Abe's counter-China policies will boomerang, said Wu Jianmin, 74, executive vice-chairman of the China Institute for Innovation and Development Strategy, a think tank.
Wu made the comments in an interview with China Daily in late December, with Abe proceeding with hawkish policies during his one year in office.
"What Shinzo Abe did is not accidental, but has a complicated background," Wu said.
Regional tensions increased on Dec 26 when Abe visited the Yasukuni Shrine, which honours 14 Class-A war criminals from World War II. The visit was the first to the shrine by a Japanese prime minister in office since 2006.
Japan has experienced economic stagnation since its economic bubble burst in the 1990s, and it has seen seven prime ministers in six years.
"Under such circumstances, Abe is flying the banner of nationalism to fan the public mood and shore up his public image," Wu said.
He said Abe's nationalism has alarmed not only China, but many others, including the United States.
Given that Japan's interests are deeply rooted in Asia and that it is impossible for the country to risk its "enormous" trade with China, Abe's nationalism "will not go far", Wu said.

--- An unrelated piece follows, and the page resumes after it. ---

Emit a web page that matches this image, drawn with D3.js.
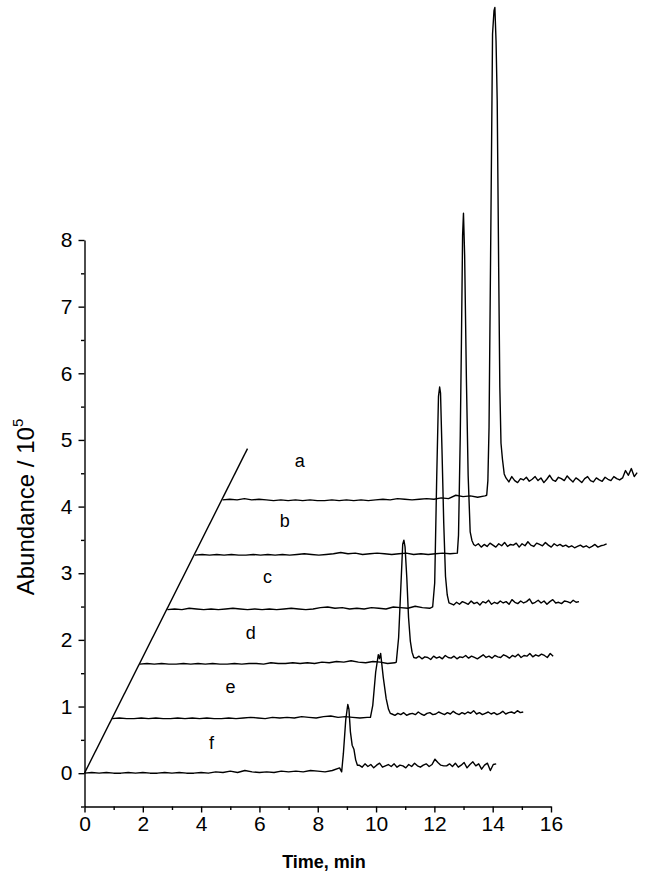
<!DOCTYPE html>
<html><head><meta charset="utf-8">
<script src="https://cdn.jsdelivr.net/npm/d3@7"></script>
<style>
body{margin:0;background:#fff}
svg text{font-family:Arial,"Liberation Sans",sans-serif;fill:#000}
</style>
</head><body>
<svg id="chart" width="646" height="882"></svg>
<script>
// ---- data (abundance in hundredths of 10^5, time in min) ----
const traceNames = ["f","e","d","c","b","a"];
const preStep = 0.25, postStep = 0.1;

const preF = [0,1,0,1,0,0,1,0,1,0,0,1,0,1,0,0,1,0,2,1,3,1,4,2,1,2,1,3,2,3,2,4,3,2,4,8];
const peakF = [[8.82,2],[8.88,30],[8.96,80],[9.03,103],[9.07,96],[9.12,62],[9.18,42],[9.24,36],[9.3,20],[9.36,12]];
const postStartF = 9.42;
const postF = [12,9,14,10,13,8,12,15,9,11,13,10,14,9,12,11,8,13,10,15,11,9,12,14,10,13,21,16,12,11,11,14,10,15,9,12,16,8,13,17,11,14,6,12,15,4,13,14];

const preE = [0,1,0,0,1,0,1,0,0,1,0,1,0,1,0,0,1,0,1,2,1,0,2,1,2,1,3,2,1,3,4,2,3,2,1,2];
const peakE = [[8.86,2],[8.94,20],[9.04,70],[9.13,96],[9.17,90],[9.21,98],[9.3,62],[9.4,30],[9.48,14],[9.54,8]];
const postStartE = 9.6;
const postE = [7,5,8,6,9,5,7,8,6,10,7,5,8,9,6,7,10,8,6,9,7,11,8,6,9,7,10,8,12,7,9,6,8,10,7,9,6,8,11,7,9,10,8,12,9,10];

const preD = [0,1,0,1,0,0,1,0,1,0,1,0,0,1,0,1,1,0,2,1,1,2,1,2,1,3,2,4,3,5,3,2,4,3,1,2];
const peakD = [[8.8,3],[8.88,40],[8.96,120],[9.02,180],[9.06,186],[9.1,176],[9.16,130],[9.22,70],[9.28,35],[9.34,18],[9.4,10]];
const postStartD = 9.48;
const postD = [9,12,8,11,10,7,12,9,11,8,13,10,9,12,8,11,10,13,9,12,10,8,11,14,10,12,9,13,11,10,14,12,9,13,11,15,10,13,12,16,11,14,12,15,13,10,16,12];

const preC = [0,1,0,2,1,0,1,0,1,2,1,0,1,0,1,0,1,2,1,0,1,3,4,2,3,1,2,1,3,2,1,4,3,2,5,3,2];
const peakC = [[9.1,4],[9.17,40],[9.24,200],[9.3,320],[9.34,334],[9.37,325],[9.42,240],[9.48,130],[9.54,50],[9.6,22],[9.66,10]];
const postStartC = 9.72;
const postC = [9,7,11,8,12,10,8,13,9,11,7,12,10,14,8,11,9,13,10,12,8,15,11,9,13,10,12,16,9,11,14,10,13,8,12,15,10,11,9,13,12,10,14,11,12];

const preB = [0,1,0,1,0,1,0,0,1,0,1,0,1,0,1,2,1,0,1,2,4,2,3,1,2,3,2,1,2,3,1,2,1,2,3,2,3];
const peakB = [[9.04,30],[9.1,180],[9.14,320],[9.18,480],[9.21,513],[9.25,450],[9.31,265],[9.37,120],[9.44,35],[9.5,22],[9.56,16]];
const postStartB = 9.62;
const postB = [14,17,12,16,13,18,15,12,17,14,19,13,16,15,18,12,17,14,20,15,13,18,16,14,19,15,12,17,14,16,13,15,12,14,11,13,15,12,14,11,13,16,12,14,15,17];

const preA = [1,2,1,3,1,2,1,0,1,0,1,0,1,0,0,1,0,1,0,1,0,1,2,1,3,2,1,2,3,2,4,3,8,6,7,5,7];
const peakA = [[9.06,8],[9.1,30],[9.14,110],[9.2,400],[9.26,700],[9.31,735],[9.34,740],[9.38,690],[9.42,600],[9.47,350],[9.51,170],[9.55,86],[9.6,62],[9.66,40]];
const postStartA = 9.72;
const postA = [34,28,36,30,27,33,31,35,29,32,36,30,34,27,32,38,31,29,35,33,30,37,32,28,34,31,27,33,36,30,28,34,31,29,35,32,30,36,33,31,34,45,38,48,36,42];

// waterfall offset per trace (data units)
const offsetX = 0.947, offsetY = 0.818;
const diagonal = [[0,0],[5.59,4.87]];
// trace label positions (data units)
const labelPos = [[4.36,0.46],[5.01,1.30],[5.70,2.10],[6.28,2.94],[6.87,3.78],[7.38,4.69]];

const xTicks = [0,2,4,6,8,10,12,14,16];
const xMinor = [1,3,5,7,9,11,13,15];
const yTicks = [0,1,2,3,4,5,6,7,8];
const yMinor = [-0.5,0.5,1.5,2.5,3.5,4.5,5.5,6.5,7.5];

// ---- build ----
function build(pre, peak, postStart, post){
  const pts = pre.map((v,i)=>[i*preStep, v/100]);
  peak.forEach(p=>pts.push([p[0], p[1]/100]));
  post.forEach((v,i)=>pts.push([postStart + i*postStep, v/100]));
  return pts;
}
const traces = [
  build(preF, peakF, postStartF, postF),
  build(preE, peakE, postStartE, postE),
  build(preD, peakD, postStartD, postD),
  build(preC, peakC, postStartC, postC),
  build(preB, peakB, postStartB, postB),
  build(preA, peakA, postStartA, postA)
];

const svg = d3.select("#chart");
const x = d3.scaleLinear().domain([0,16]).range([84.5,551]);
const y = d3.scaleLinear().domain([-0.5,8]).range([806.5,240]);

// axes
const gx = svg.append("g").attr("transform",`translate(0,${y(-0.5)})`);
gx.call(d3.axisBottom(x).tickValues(xTicks).tickSize(6).tickSizeOuter(0).tickPadding(4).tickFormat(d3.format("d")));
const gxm = svg.append("g").attr("transform",`translate(0,${y(-0.5)})`);
gxm.call(d3.axisBottom(x).tickValues(xMinor).tickSize(3.5).tickSizeOuter(0).tickFormat(""));
gxm.select(".domain").remove();

const gy = svg.append("g").attr("transform",`translate(${x(0)},0)`);
gy.call(d3.axisLeft(y).tickValues(yTicks).tickSize(6).tickSizeOuter(0).tickPadding(6).tickFormat(d3.format("d")));
const gym = svg.append("g").attr("transform",`translate(${x(0)},0)`);
gym.call(d3.axisLeft(y).tickValues(yMinor).tickSize(3.5).tickSizeOuter(0).tickFormat(""));
gym.select(".domain").remove();

svg.selectAll(".domain, .tick line").attr("stroke","#000").attr("stroke-width",1.4);
svg.selectAll(".tick text").attr("font-size",21).attr("font-family","Arial, 'Liberation Sans', sans-serif").attr("fill","#000");

// axis titles
svg.append("text").attr("x",324).attr("y",868).attr("text-anchor","middle")
  .attr("font-size",18).attr("font-weight","bold").text("Time, min");
const yt = svg.append("text").attr("transform","translate(34,507) rotate(-90)")
  .attr("text-anchor","middle").attr("font-size",24);
yt.append("tspan").text("Abundance / 10");
yt.append("tspan").attr("font-size",15).attr("dy","-0.75em").text("5");

// diagonal
svg.append("line")
  .attr("x1",x(diagonal[0][0])).attr("y1",y(diagonal[0][1]))
  .attr("x2",x(diagonal[1][0])).attr("y2",y(diagonal[1][1]))
  .attr("stroke","#000").attr("stroke-width",1.4);

// traces
traces.forEach((pts,i)=>{
  const line = d3.line()
    .x(d=>x(d[0] + i*offsetX))
    .y(d=>y(d[1] + i*offsetY));
  svg.append("path").datum(pts).attr("d",line)
    .attr("fill","none").attr("stroke","#000").attr("stroke-width",1.4)
    .attr("stroke-linejoin","round");
});

// labels
traceNames.forEach((n,i)=>{
  svg.append("text").attr("x",x(labelPos[i][0])).attr("y",y(labelPos[i][1]))
    .attr("text-anchor","middle").attr("dominant-baseline","central")
    .attr("font-size",18).text(n);
});
</script>
</body></html>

He also said that China and some of its neighbours should manage and control tensions. People-to-people exchanges and economic cooperation between China and Japan should be advanced, Wu added.
His comments come as China faces challenges in the region from competing territorial claims.
Wu said confrontations have led to great losses on all sides and have affected cooperation bilaterally and regionally.
"Some people said confrontation is affordable. But do they calculate the cost of the confrontation? Do they want an everybody-is-a-loser situation to persist?" Wu asked.
"The relationship between China and neighbouring countries has developed enormously in the past 30 years, creating huge common interests, which have every reason to be preserved," Wu said.
He also voiced optimism for growth in the Asia-Pacific region and for stability, although disputes and the US Asia-pivot strategy have caused conflicts in the region.